HISTORY OF BRAZILIAN ZOUK
Brazilian Zouk evolved from a Brazilian dance called Lambada. Lambada grew fast, it was a fever especially in Brazil, however at the beginning of the 90’s it started to lose its popularity. While it was popular, Lambada was a dance that took over most night clubs in Brazil, especially in Rio de Janeiro. Night clubs played only Lambada. One day the DJ’s started to fell uncomfortable about all that success and decided to get together to deflate the music. This initiative from the DJs contributed to Lambada’s fall. Another important reason was the fact that it was a fast dance style with many challenging body movement, which made it harder for people of all ages to learn.
In mid 90’s Brazilians discovered the rhythm Zouk from French Caribbean which had many similarities with Lambada music due to Lambada music have many influences from the Caribbean rhythms. The Lambada lovers so an opportunity to continue dancing their beloved dance style. In Rio de janeiro there were many Lambada dancers who wanted to continue dancing the style. Soon the Lambada dance started to adapt to the Zouk music. However the Zouk music was slower than the Lambada, so it was necessary to make alterations to the dance including to it’s basic steps.
This transformation happened in many states in Brazil. In Rio de Janeiro, Jaime Aroxa, Renata Peçanha and Adilio Porto at Jaime Aroxa Dance School realised that in class it was difficult to teach the Lambada basics on the spot and with the influence of other Brazilian dance styles such as Samba de Gafieira they modified the basics from being on the spot to travel forward and backwards. The linear Salsa also influenced them to create liver movements like “Lateral” and “Bonus”, because the Lambada movements were all circular. These changes helped students to learn easily. Following that other movements came up such as “Raul” and “Bonus”, which gave origin to our popular basic kit.
There were also many teachers and students at Jaime Aroxa school who contributed to the development of this dance style. With this support they were able to spread this new teaching methodology to other schools, other cities and also around the world.
In other states such as Sao Paulo and Minas Gerais, the transformation of Lambada to Brazilian Zouk originated in different ways creating different styles of Brazilian Zouk.

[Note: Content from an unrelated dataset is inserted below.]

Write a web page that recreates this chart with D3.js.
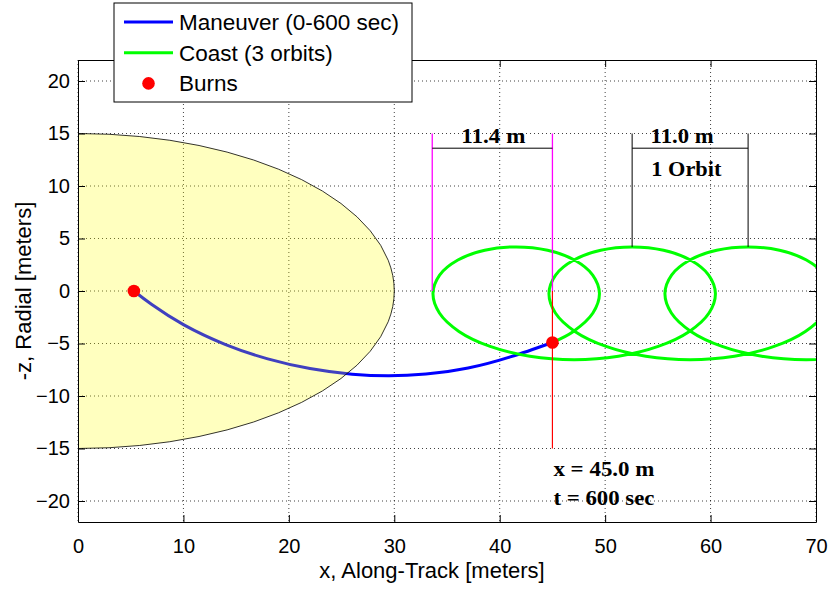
<!DOCTYPE html>
<html>
<head>
<meta charset="utf-8">
<script src="https://cdn.jsdelivr.net/npm/d3@7"></script>
<style>
body { margin: 0; background: #fff; }
svg { display: block; font-family: "Liberation Sans", Arial, sans-serif; }
.grid line { stroke: #000; stroke-dasharray: 1,3; stroke-opacity: 0.75; }
.axis path, .axis line { stroke: #000; }
.axis text { font-size: 20px; fill: #000; }
.ann { font-family: "Liberation Serif", "Times New Roman", serif; font-weight: bold; font-size: 20px; }
</style>
</head>
<body>
<div id="chart"></div>
<script>
// tick values
const xTicks = [0, 10, 20, 30, 40, 50, 60, 70];
const yTicks = [-20, -15, -10, -5, 0, 5, 10, 15, 20];

// keep-out ellipse semi axes (along-track, radial) in meters
const keepOutRadii = [30, 15];

// maneuver trajectory (0-600 sec)
const maneuverX = [5.3, 7.0, 10.0, 14.0, 18.0, 22.0, 26.0, 29.5, 33.0, 37.0, 41.0, 45.0];
const maneuverY = [0, -1.29, -3.2, -5.1, -6.46, -7.38, -7.92, -8.08, -7.91, -7.34, -6.28, -4.9];

// coast trajectory (3 orbits)
const coastX = [45.00, 46.99, 48.84, 49.46, 48.82, 47.09, 44.54, 41.56, 38.58, 36.03, 34.30, 33.67,
    34.28, 36.13, 39.09, 42.86, 47.06, 51.26, 55.03, 57.99, 59.85, 60.46, 59.82, 58.09, 55.54,
    52.56, 49.58, 47.03, 45.30, 44.67, 45.28, 47.13, 50.09, 53.86, 58.06, 62.26, 66.03, 68.99,
    70.85, 71.46, 70.82, 69.09, 66.54, 63.56, 60.58, 58.03, 56.30, 55.67, 56.28, 58.13, 61.09,
    64.86, 69.06, 73.26, 78.02];
const coastY = [-4.90, -3.85, -2.10, -0.24, 1.52, 2.95, 3.88, 4.20, 3.88, 2.95, 1.52, -0.24,
    -2.10, -3.85, -5.28, -6.21, -6.54, -6.21, -5.28, -3.85, -2.10, -0.24, 1.52, 2.95, 3.88,
    4.20, 3.88, 2.95, 1.52, -0.24, -2.10, -3.85, -5.28, -6.21, -6.54, -6.21, -5.28, -3.85,
    -2.10, -0.24, 1.52, 2.95, 3.88, 4.20, 3.88, 2.95, 1.52, -0.24, -2.10, -3.85, -5.28,
    -6.21, -6.54, -6.21, -4.90];

// burn points
const burnX = [5.3, 45.0];
const burnY = [0, -4.9];

// annotations
const driftSpan = [33.6, 45.0];     // magenta markers
const orbitSpan = [52.56, 63.56];   // one orbit drift markers
const orbitTopY = 4.2;
const finalX = 45.0;
const finalLabels = ["x = 45.0 m", "t = 600 sec"];

const width = 830, height = 592;
const margin = {top: 60, right: 14, bottom: 70, left: 78};

const svg = d3.select("#chart").append("svg")
    .attr("width", width)
    .attr("height", height);

const x = d3.scaleLinear().domain([0, 70]).range([margin.left, width - margin.right]);
const y = d3.scaleLinear().domain([-22, 22]).range([height - margin.bottom, margin.top]);

svg.append("defs").append("clipPath").attr("id", "plot-clip")
    .append("rect")
    .attr("x", x(0)).attr("y", y(22))
    .attr("width", x(70) - x(0)).attr("height", y(-22) - y(22));

// grid
const grid = svg.append("g").attr("class", "grid");
grid.selectAll("line.vx").data(xTicks).enter().append("line")
    .attr("x1", d => x(d)).attr("x2", d => x(d))
    .attr("y1", y(22)).attr("y2", y(-22));
grid.selectAll("line.hy").data(yTicks).enter().append("line")
    .attr("x1", x(0)).attr("x2", x(70))
    .attr("y1", d => y(d)).attr("y2", d => y(d));

const plot = svg.append("g").attr("clip-path", "url(#plot-clip)");

const smooth = d3.line()
    .x(d => x(d[0]))
    .y(d => y(d[1]))
    .curve(d3.curveNatural);

const loops = d3.line()
    .x(d => x(d[0]))
    .y(d => y(d[1]))
    .curve(d3.curveCatmullRom);

// maneuver (drawn under the translucent keep-out zone)
plot.append("path")
    .datum(maneuverX.map((v, i) => [v, maneuverY[i]]))
    .attr("d", smooth)
    .attr("fill", "none")
    .attr("stroke", "#0000ff")
    .attr("stroke-width", 3);

// keep-out ellipse
plot.append("ellipse")
    .attr("cx", x(0)).attr("cy", y(0))
    .attr("rx", x(keepOutRadii[0]) - x(0))
    .attr("ry", y(0) - y(keepOutRadii[1]))
    .attr("fill", "#ffff00")
    .attr("fill-opacity", 0.25)
    .attr("stroke", "#000")
    .attr("stroke-width", 0.8);

// coast
plot.append("path")
    .datum(coastX.map((v, i) => [v, coastY[i]]))
    .attr("d", loops)
    .attr("fill", "none")
    .attr("stroke", "#00ff00")
    .attr("stroke-width", 3);

// annotation lines
plot.selectAll("line.mag").data(driftSpan).enter().append("line")
    .attr("x1", d => x(d)).attr("x2", d => x(d))
    .attr("y1", y(15)).attr("y2", y(0))
    .attr("stroke", "#ff00ff").attr("stroke-width", 1.3);
plot.append("line")
    .attr("x1", x(driftSpan[0])).attr("x2", x(driftSpan[1]))
    .attr("y1", y(13.6)).attr("y2", y(13.6))
    .attr("stroke", "#000").attr("stroke-width", 1);
plot.selectAll("line.orb").data(orbitSpan).enter().append("line")
    .attr("x1", d => x(d)).attr("x2", d => x(d))
    .attr("y1", y(15)).attr("y2", y(orbitTopY))
    .attr("stroke", "#000").attr("stroke-width", 1);
plot.append("line")
    .attr("x1", x(orbitSpan[0])).attr("x2", x(orbitSpan[1]))
    .attr("y1", y(13.6)).attr("y2", y(13.6))
    .attr("stroke", "#000").attr("stroke-width", 1);
plot.append("line")
    .attr("x1", x(finalX)).attr("x2", x(finalX))
    .attr("y1", y(0)).attr("y2", y(-15))
    .attr("stroke", "#ff0000").attr("stroke-width", 1.2);

// burns
plot.selectAll("circle.burn").data(burnX).enter().append("circle")
    .attr("cx", d => x(d))
    .attr("cy", (d, i) => y(burnY[i]))
    .attr("r", 6.3)
    .attr("fill", "#ff0000");

// annotation text
const ann = svg.append("g").attr("class", "ann");
ann.append("text")
    .attr("x", x((driftSpan[0] + driftSpan[1]) / 2) + 1).attr("y", y(14.1))
    .attr("text-anchor", "middle")
    .attr("textLength", 64).attr("lengthAdjust", "spacingAndGlyphs")
    .text("11.4 m");
ann.append("text")
    .attr("x", x(57.3)).attr("y", y(14.1))
    .attr("text-anchor", "middle")
    .attr("textLength", 63).attr("lengthAdjust", "spacingAndGlyphs")
    .text("11.0 m");
ann.append("text")
    .attr("x", x(57.7)).attr("y", y(11.0))
    .attr("text-anchor", "middle")
    .attr("textLength", 70).attr("lengthAdjust", "spacingAndGlyphs")
    .text("1 Orbit");
ann.selectAll("text.fin").data(finalLabels).enter().append("text")
    .attr("x", x(finalX) + 1)
    .attr("y", (d, i) => y(-17.6 - i * 2.75))
    .attr("textLength", 101).attr("lengthAdjust", "spacingAndGlyphs")
    .text(d => d);

// axes with inward ticks
svg.append("g").attr("class", "axis")
    .attr("transform", "translate(0," + y(-22) + ")")
    .call(d3.axisBottom(x).tickValues(xTicks).tickSizeInner(-7).tickSizeOuter(0).tickPadding(17));
svg.append("g").attr("class", "axis")
    .attr("transform", "translate(0," + y(22) + ")")
    .call(d3.axisTop(x).tickValues(xTicks).tickSizeInner(-7).tickSizeOuter(0).tickFormat(""));
svg.append("g").attr("class", "axis")
    .attr("transform", "translate(" + x(0) + ",0)")
    .call(d3.axisLeft(y).tickValues(yTicks).tickSizeInner(-7).tickSizeOuter(0).tickPadding(8));
svg.append("g").attr("class", "axis")
    .attr("transform", "translate(" + x(70) + ",0)")
    .call(d3.axisRight(y).tickValues(yTicks).tickSizeInner(-7).tickSizeOuter(0).tickFormat(""));
svg.selectAll(".axis text").attr("font-family", null);

// axis labels
svg.append("text")
    .attr("x", (x(0) + x(70)) / 2 - 15).attr("y", 578)
    .attr("text-anchor", "middle")
    .attr("font-size", 22)
    .text("x, Along-Track [meters]");
svg.append("text")
    .attr("transform", "translate(31," + y(0) + ") rotate(-90)")
    .attr("text-anchor", "middle")
    .attr("font-size", 22)
    .text("-z, Radial [meters]");

// legend
const legend = svg.append("g").attr("transform", "translate(114,3)");
legend.append("rect")
    .attr("width", 298).attr("height", 99)
    .attr("fill", "#fff").attr("stroke", "#000").attr("stroke-width", 1);
const legendItems = [
    {label: "Maneuver (0-600 sec)", color: "#0000ff", type: "line"},
    {label: "Coast (3 orbits)", color: "#00ff00", type: "line"},
    {label: "Burns", color: "#ff0000", type: "dot"}
];
legendItems.forEach(function(item, i) {
    let cy = 19 + i * 30.7;
    if (item.type === "line") {
        legend.append("line")
            .attr("x1", 10).attr("x2", 59)
            .attr("y1", cy).attr("y2", cy)
            .attr("stroke", item.color).attr("stroke-width", 3);
    } else {
        legend.append("circle")
            .attr("cx", 34.5).attr("cy", cy).attr("r", 6.3)
            .attr("fill", item.color);
    }
    legend.append("text")
        .attr("x", 65).attr("y", cy + 8)
        .attr("font-size", 22.5)
        .text(item.label);
});
</script>
</body>
</html>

Because this dance evolved from a Brazilian dance Lambada, it is a Brazilian dance. It is not because the name is not Brazilian that the dance will not be from Brazil. All Zouk professionals then decided to call this dance style Brazilian Zouk (Zouk Brasileiro), with the objective to protect our own culture and also with the objective not to interfere with different culture’s interpretations of Zouk.